6) Government subsidizing of widespread use of EMRs, with rewards for use, in Great Britain have not lived up to expectations. Here is that story, as told by Greg Scandlen Director for Health Care Choices, in “Research & Commentary: Health Information Technology,

“As part of the federal government's economic stimulus package, Congress has authorized spending about $20 billion on health information technology (health IT) and another $1 billion on comparative effectiveness research. These provisions achieved wide bipartisan support in Congress and in the health care industry, based on the hope that the investment will help improve efficiency, cut costs, and result in better care. The reality is likely to be far different.”

“Proponents of this spending rely heavily on a short RAND Corporation analysis from 2005 that predicted $77 billion in annual savings and improved outcomes. RAND estimated "implementation would cost around $8 billion per year, assuming adoption by 90 percent of hospitals and doctors’ offices over 15 years." It said, "The benefits can include dramatic efficiency savings, greatly increased safety, and health benefits."

“Unfortunately, RAND assumed an error-free system that’s quickly and enthusiastically adopted by virtually the entire health care system. That might happen, but it’s an absolute best-case scenario. Even then, instead of "dramatic savings," the $77 billion hoped-for savings amounted to a mere 4.5 percent of total costs, placed at $1.7 trillion by RAND.”

“Far more likely is that every penny of the $20 billion will be wasted on systems that don't work and can never be implemented. That was the outcome of federal attempts to upgrade technology at the IRS, the FBI, and the air traffic control system. And these are all relatively simple enterprises involving single federal agencies.
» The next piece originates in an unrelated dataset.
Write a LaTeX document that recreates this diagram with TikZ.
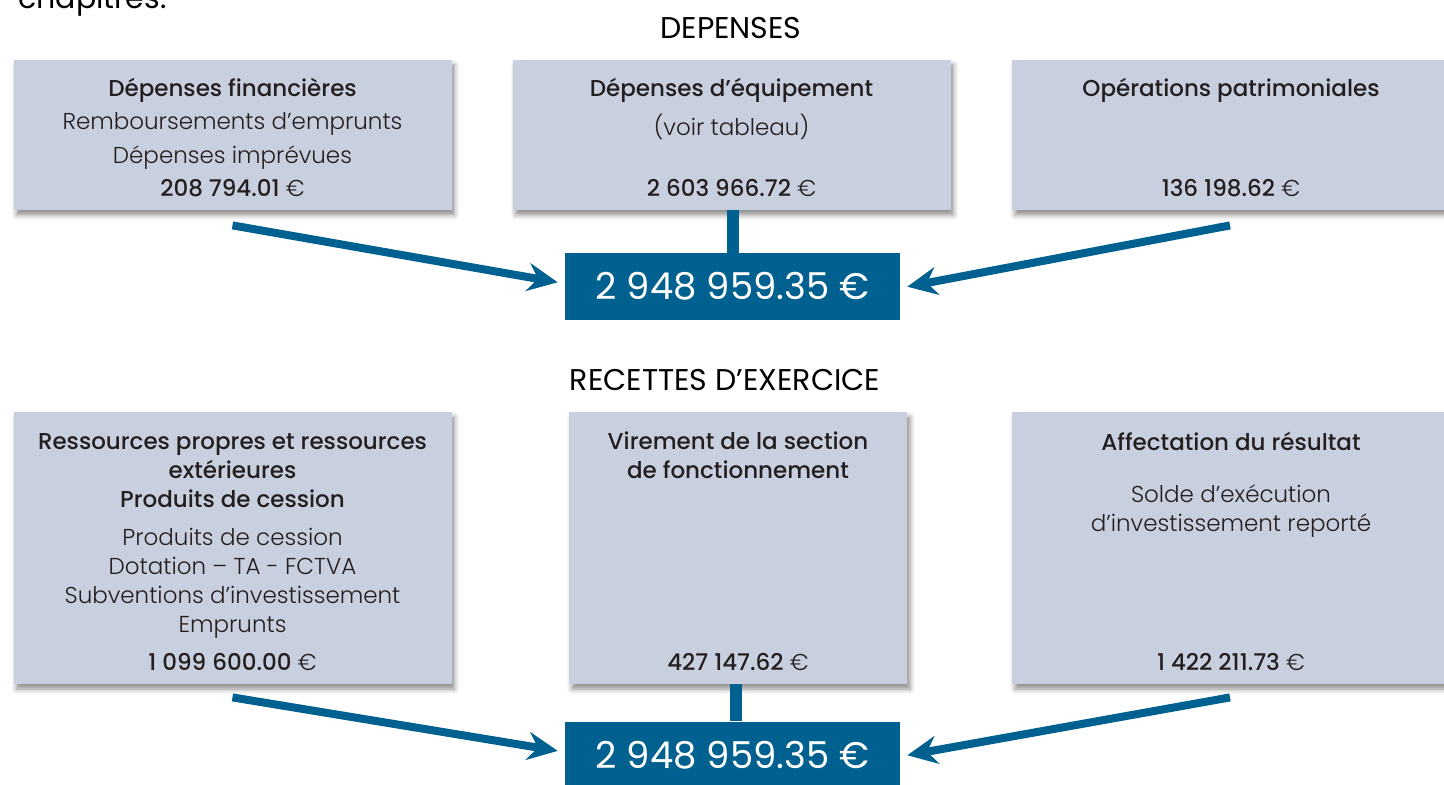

Health it’s vastly more complex and must include hundreds of thousands of private organizations that have invested in legacy systems that work reasonably well and are as varied as there are providers.”

“This also has been the experience of the United Kingdom, which has been trying to adopt a similar information technology upgrade for its National Health Service (NHS) since 2002. This plan was far less ambitious than the U.S. version, involving merely 30,000 physicians and 300 hospitals, all of whom are already employed by the NHS. Originally estimated to cost 2.3 billion pounds, it’s already at 12.7 billion pounds--$18.4 billion, or about as much as provided in the stimulus package for the entire United States. A recent report to Parliament admitted the program is four to five years late and may never be implemented as envisioned. The project has lost two of the four vendors who were working on it, and some of the elements that have been installed aren’t meeting expectations.”

“This is not to say health IT’s a bad idea or that hopes for it are unwarranted. Quite the opposite. The health care system sorely needs better management tools and better application of technology. There’s currently a vast amount of entrepreneurial energy, innovation, and money being invested in developing, refining, and marketing the tools the system needs to come into the twenty-first century.”

“The danger is that massive federal intrusion will bring all that innovation to a screeching halt. Systems work best when they’re developed from the ground up, not imposed from on high. In ground-up development, flaws can be detected and eliminated without much system wide damage. Poor vendors can be removed without disruption to the whole system.”

“We don’t yet know what the optimal system will be. Imposing federal standards on health IT in 2009 means the entire system will be locked in to those standards for very long time to come and innovation will not be rewarded.”

“The RAND study said "market forces" are an obstacle to health IT. Just the opposite is true. The market is the best way to test and refine new ideas. The process of repeated testing and refinement may seem slow to people who want instant solutions and shortcuts, but the failure to engage in that process often results in massive mistakes and wasted billions.”


Maybe, just maybe, nationalized electronic medical records are too good to be true.